Tani posted a screenshot, apparently showing the note to Pitchfork's staff by Anna Wintour, Condé Nast's Chief Content Officer:
Today we are evolving our Pitchfork team structure by bringing the team into the GQ organization. This decision was made after a careful evaluation of Pitchfork's performance and what we believe is the best path forward for the brand so that our coverage of music can continue to thrive within the company.
The note further indicates that the current editor, Puja Patel, will also leave the company. She replaced the site's founder, Ryan Schreiber, in 2018. According to the New York Times, Condé Nast declined to comment on how many employees will lose their jobs.
Blog Turned Corporate
The origins of Pitchfork date back to 1996 when Ryan Schreiber created the website. The early music blog grew significantly and became a landmark in online music journalism—even organising their own music festivals starting in 2005.
In October 2015, Condé Nast, the publisher of magazines like Vogue, Wired, and The New Yorker. It is unknown how much Condé Nast paid for the acquisition. However, Fred Santarpia, the publisher's chief digital officer then, said: «Pitchfork is profitable, and it boasts a thriving live events business, with events in Chicago and Paris, and robust video offerings — both vital and growing parts of the publishing business.»
Pitchfork's acquisition was the last stepping stone of a blog that reached the heights of the corporate publishing world. Around the same time, other digital media offsprings like Vice or Buzzfeed saw their glory days.
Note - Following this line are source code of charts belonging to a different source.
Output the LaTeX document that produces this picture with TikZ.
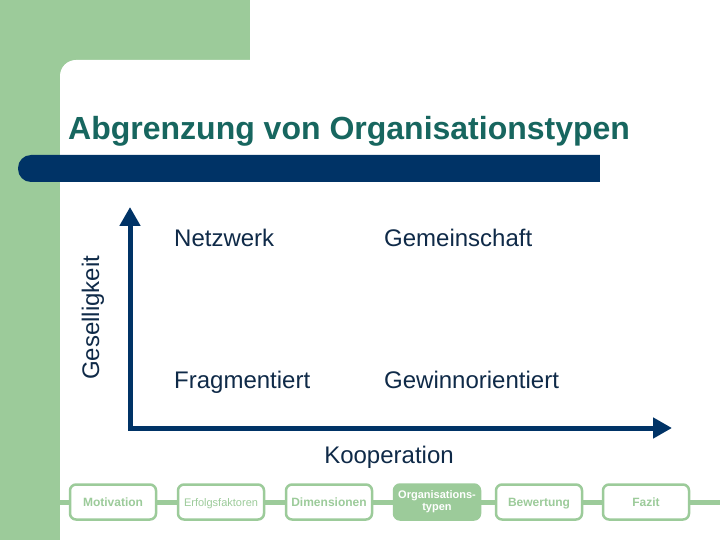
\documentclass[tikz,border=0pt]{standalone}
\usepackage{fontspec}
\setmainfont{Liberation Sans}
\usetikzlibrary{arrows.meta}
\definecolor{lgreen}{HTML}{9CCB9A}
\definecolor{navy}{HTML}{003366}
\definecolor{teal}{HTML}{17665F}
\definecolor{txtblue}{HTML}{0F2A48}
\begin{document}
\begin{tikzpicture}[x=1pt,y=-1pt,
  lbl/.style={inner sep=0pt,anchor=base west,text=txtblue,font=\fontsize{24}{28}\selectfont},
  navbox/.style={draw=lgreen,line width=2.5pt,fill=white,rounded corners=6pt,minimum width=86pt,minimum height=35pt,inner sep=0pt,text=lgreen,align=center},
  navfont/.style={font=\bfseries\fontsize{12}{12}\selectfont,text height=8.5pt,text depth=0pt},
  axis/.style={draw=navy,line width=5pt,line join=miter,{Triangle[length=19pt,width=20pt]}-{Triangle[length=19pt,width=20pt]}}
]
\useasboundingbox (0,0) rectangle (720,540);
% background
\fill[lgreen] (0,0) rectangle (250,80);
\fill[lgreen] (0,0) rectangle (60,540);
\fill[white,rounded corners=16pt] (60,60) rectangle (740,560);
% title
\node[inner sep=0pt,anchor=base west,text=teal,font=\bfseries\fontsize{32}{36}\selectfont] (title) at (68,140) {Abgrenzung von Organisationstypen};
\fill[navy,rounded corners=13pt] (18,155) rectangle (614,182);
\fill[navy] (590,155) rectangle (600,182);
\fill[white] (600,150) rectangle (620,190);
% axes
\coordinate (orig) at (130,428);
\coordinate (ytip) at (130,207);
\coordinate (xtip) at (672,428);
\draw[axis] (ytip) -- (orig) -- (xtip);
\node[lbl,rotate=90] (ges) at (99,380) {Geselligkeit};
\node[lbl] (netz) at (174,247) {Netzwerk};
\node[lbl] (gem) at (384,247) {Gemeinschaft};
\node[lbl] (frag) at (174,388) {Fragmentiert};
\node[lbl] (gew) at (384,388) {Gewinnorientiert};
\node[lbl,anchor=base] (koop) at (389,463) {Kooperation};
% navigation
\coordinate (navL) at (60,502);
\coordinate (navR) at (720,502);
\draw[lgreen,line width=5pt] (navL) -- (navR);
\node[navbox,navfont] (n1) at (113,502) {Motivation};
\node[navbox,font=\fontsize{11}{11}\selectfont,text height=8pt,text depth=0pt] (n2) at (221,502) {Erfolgsfaktoren};
\node[navbox,navfont] (n3) at (329,502) {Dimensionen};
\node[navbox,fill=lgreen,text=white,font=\bfseries\fontsize{11}{12}\selectfont] (n4) at (437,502) {Organisations-\\typen};
\node[navbox,navfont] (n5) at (539,502) {Bewertung};
\node[navbox,navfont] (n6) at (646,502) {Fazit};
\end{tikzpicture}
\end{document}
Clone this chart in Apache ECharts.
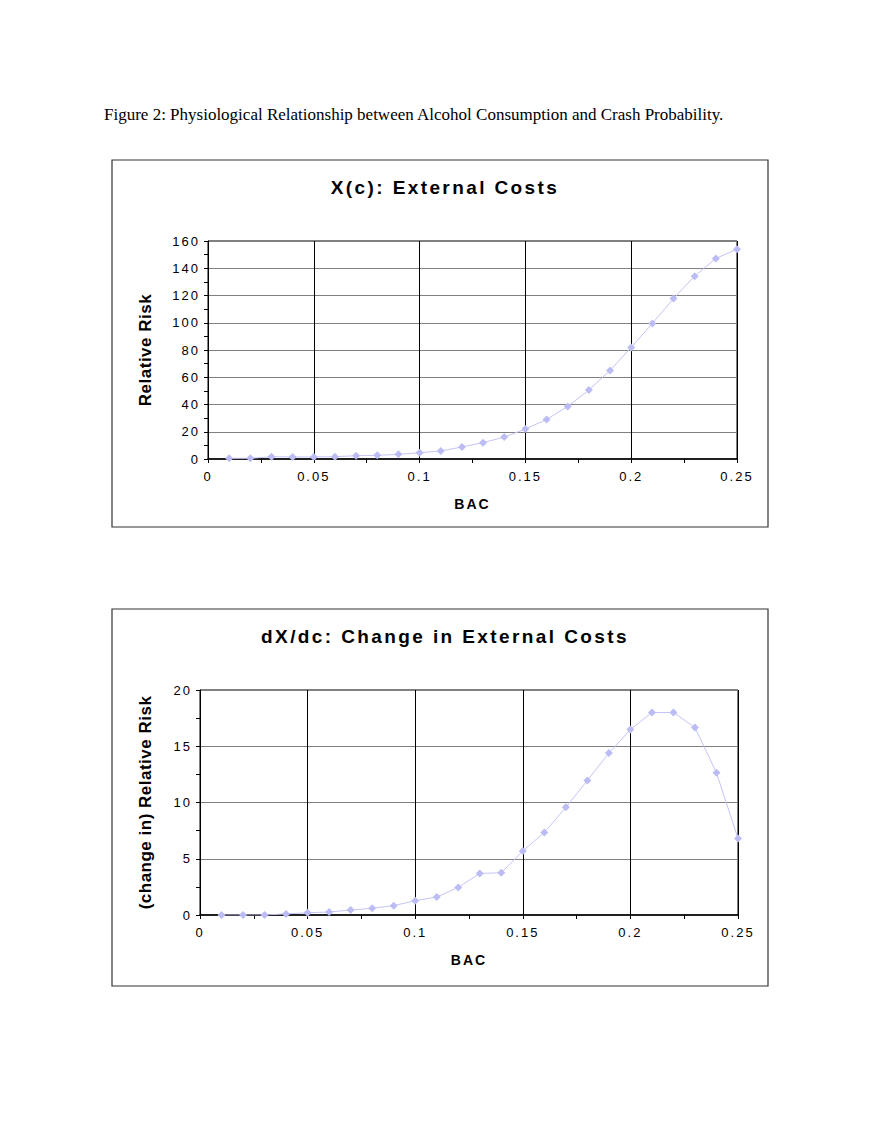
<!DOCTYPE html>
<html>
<head>
<meta charset="utf-8">
<script src="https://cdn.jsdelivr.net/npm/echarts@6/dist/echarts.min.js"></script>
<style>
  body { margin: 0; background: #fff; }
  #page { position: relative; width: 880px; height: 1139px; }
  #caption {
    position: absolute; left: 104px; top: 105px;
    font-family: "Liberation Serif", "Times New Roman", serif; font-size: 17px; color: #000;
    white-space: nowrap;
  }
  #chart { position: absolute; left: 0; top: 0; width: 880px; height: 1139px; }
  #chart text { letter-spacing: 2px; }
  #chart text[style*="19px"] { letter-spacing: 2.4px; }
  #chart text[style*="17px"] { letter-spacing: 0.5px; }
</style>
</head>
<body>
<div id="page">
  <div id="chart"></div>
  <div id="caption">Figure 2: Physiological Relationship between Alcohol Consumption and Crash Probability.</div>
</div>
<script>
// BAC levels (x axis)
const bac = [0.01, 0.02, 0.03, 0.04, 0.05, 0.06, 0.07, 0.08, 0.09, 0.10,
  0.11, 0.12, 0.13, 0.14, 0.15, 0.16, 0.17, 0.18, 0.19, 0.20,
  0.21, 0.22, 0.23, 0.24, 0.25];
// X(c): relative risk
const relativeRisk = [0.5, 0.5, 1.7, 1.5, 1.5, 1.7, 2.4, 2.7, 3.4, 4.6,
  5.9, 8.8, 12, 16.1, 22, 29, 38.6, 50.6, 65, 81.9,
  99.5, 117.8, 134.2, 147.2, 154];
// dX/dc: change in relative risk
const changeRisk = [0, 0, 0, 0.1, 0.2, 0.27, 0.44, 0.6, 0.83, 1.27,
  1.6, 2.45, 3.7, 3.75, 5.7, 7.33, 9.57, 11.96, 14.39, 16.48,
  18.0, 18.0, 16.66, 12.64, 6.8];

const titles = ['X(c): External Costs', 'dX/dc: Change in External Costs'];
const yNames = ['Relative Risk', '(change in) Relative Risk'];

const FONT = '"Liberation Sans", Arial, sans-serif';
const markColor = '#bcbcf4';

function xAxisFor(gridIndex) {
  return {
    type: 'value', gridIndex: gridIndex, min: 0, max: 0.25, interval: 0.05,
    name: 'BAC', nameLocation: 'middle', nameGap: 38,
    nameTextStyle: { fontFamily: FONT, fontSize: 14, fontWeight: 'bold', color: '#000' },
    axisLine: { lineStyle: { color: '#000', width: 1.5 } },
    axisTick: { show: true, length: 4, lineStyle: { color: '#000' } },
    minorTick: { show: true, splitNumber: 2, length: 4, lineStyle: { color: '#000' } },
    axisLabel: { fontFamily: FONT, fontSize: 13, color: '#000', margin: 11 },
    splitLine: { show: true, lineStyle: { color: '#000', width: 1 } },
  };
}

function yAxisFor(gridIndex, max, interval, gap) {
  return {
    type: 'value', gridIndex: gridIndex, min: 0, max: max, interval: interval,
    name: yNames[gridIndex], nameLocation: 'middle', nameGap: gap, nameRotate: 90,
    nameTextStyle: { fontFamily: FONT, fontSize: 17, fontWeight: 'bold', color: '#000' },
    axisLine: { show: true, lineStyle: { color: '#000', width: 1 } },
    axisTick: { show: true, length: 4, lineStyle: { color: '#000' } },
    minorTick: { show: true, splitNumber: 2, length: 4, lineStyle: { color: '#000' } },
    axisLabel: { fontFamily: FONT, fontSize: 13, color: '#000', margin: 8 },
    splitLine: { show: true, lineStyle: { color: '#808080', width: 1 } },
  };
}

function seriesFor(idx, values) {
  return {
    type: 'line', xAxisIndex: idx, yAxisIndex: idx,
    data: bac.map((b, i) => [b, values[i]]),
    symbol: 'diamond', symbolSize: 8,
    itemStyle: { color: markColor },
    lineStyle: { color: '#c4c4f6', width: 1 },
    animation: false,
  };
}

const chart = echarts.init(document.getElementById('chart'), null, { renderer: 'svg' });
chart.setOption({
  animation: false,
  title: [
    { text: titles[0], left: 440, top: 173, textAlign: 'center',
      textStyle: { fontFamily: FONT, fontSize: 19, fontWeight: 'bold', color: '#000' } },
    { text: titles[1], left: 440, top: 622, textAlign: 'center',
      textStyle: { fontFamily: FONT, fontSize: 19, fontWeight: 'bold', color: '#000' } },
  ],
  graphic: [
    { type: 'rect', shape: { x: 112, y: 160, width: 656, height: 367 },
      style: { fill: 'none', stroke: '#333', lineWidth: 1.2 }, z: -1 },
    { type: 'rect', shape: { x: 112, y: 609, width: 656, height: 377 },
      style: { fill: 'none', stroke: '#333', lineWidth: 1.2 }, z: -1 },
  ],
  grid: [
    { left: 208, top: 241, width: 529, height: 218, show: true, borderColor: '#000', borderWidth: 1 },
    { left: 200, top: 690, width: 538, height: 225, show: true, borderColor: '#000', borderWidth: 1 },
  ],
  xAxis: [xAxisFor(0), xAxisFor(1)],
  yAxis: [yAxisFor(0, 160, 20, 54), yAxisFor(1, 20, 5, 46)],
  series: [seriesFor(0, relativeRisk), seriesFor(1, changeRisk)],
});
</script>
</body>
</html>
In recent months and years, all these former blog echelons saw a critical decline. Vice filed for bankruptcy last year, Buzzfeed shut down its news division, and now Pitchfork becomes the latest poster child to see what is probably its downfall.
Although Pitchfork's advertising page still boasts that the site reaches a «loyal audience of more than 7 million monthly unique visitors», the accuracy of this number is likely low as the information has not changed since 2016.
Wintour's note unveils apparent problems through the corporate phrase «a careful evaluation of Pitchfork's performance,» which translates to a failing business model.
What the folding of Pitchfork's staff into GQ means for the brand is yet to be clarified. Will it disappear or remain a standalone website? So far, no information has been provided that answers this question.
However, the news is again a clear indication that music journalism in its current form can not survive in the corporate world with an advertising-based business model. While titles like Rolling Stone Magazine can still feed off the nostalgia factor, online magazines seem to struggle much more.